After separation, the Fregat Upper Stage will assume control of the flight, igniting its 2,000 Kilogram-force S5.92 engine for a burn of ten and a half minutes to lift the stack into a circular orbit of 686 Kilometers, inclined 98.18 degrees. Sentinel-1B is set for separation 23 and a half minutes after launch, marking the start of a three-day critical sequence controlled from the European Space Operations Center in Germany to test and reconfigure the satellite for operations in orbit.
When the primary payload is on its way, Fregat will dedicate the rest of its propellant to a secondary mission of deploying four satellites. Two hours into the flight, Fregat will ignite for just 13 seconds for an orbit-lowering maneuver, aiming for an orbit of 453 by 665 Kilometers for the release of the three CubeSat payloads.
Packed into a single container are three 10 x 10 x 10-centimeter satellites from European universities, launching as part of the European Space Agency’s Fly Your Satellite initiative.
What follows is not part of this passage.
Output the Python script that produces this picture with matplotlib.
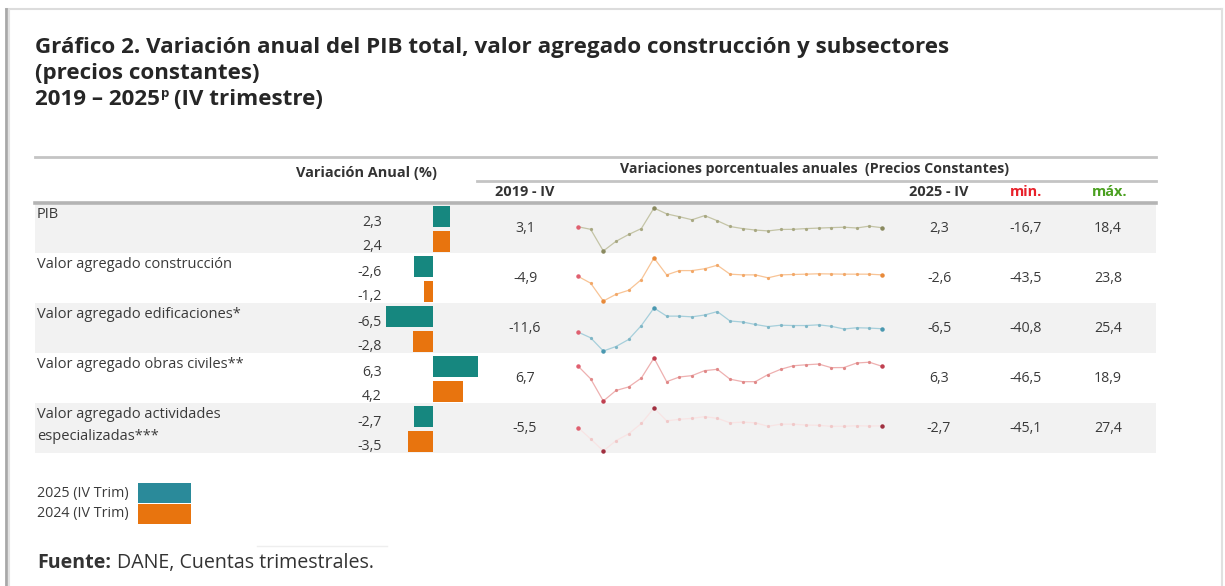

AAUSAT-4 of Aalborg University flies a student-built receiver for the Automatic Identification System, tracking ships across the globe. Built at the University of Liege, Belgium was OUFTI-1, carrying a D-STAR radio payload to test out digital communications using an amateur radio protocol for future use in space applications. E-ST@R II from Politecnico di Torino, Italy, aims to test out an active Attitude Determination and Control Subsystem for CubeSat missions based on commercial components and materials.
The three CubeSats will be sent on their way at the same time, two hours and 48 minutes after liftoff followed by the separation of the ASAP-S payload platform. Next will be a pair of engine firings, the first 12 seconds in duration at T+3 hours and 32 minutes and the second lasting 16 seconds at T+3 hours and 57 minutes, to raise the orbit to 711 Kilometers for the deployment of the 303-Kilogram MicroSCOPE satellite.
MicroSCOPE is a project of the French and European Space Agencies, carrying a fundamental physics experiment comprised of an ultra-precise differential accelerometer. The system measures the effects of Earth’s gravitational field on two objects of different material in an identical gravitational environment to gather data on the Weak Equivalence Principle (WEP) which postulates that a perfect proportionality exists between the inertial mass and the gravitational mass of a body.
Resulting from the WEP is the ‘Universality of Free Fall’ which states that all objects fall with exactly the same acceleration in the same gravitational field. The Equivalence Principle is a major part of Albert Einstein’s Theory of Relativity and experiments on Earth have so far returned the best accuracy value of EP at 10^-13. MicroSCOPE will employ state of the art technologies to improve the value by two orders of magnitude.
MicroSCOPE will be separated four hours and 52 seconds into the flight followed 15 minutes later by a 29-second deorbit maneuver of the upper stage to mark the end of the VS14 mission, the 14th launch of the Soyuz rocket from its South American launch site.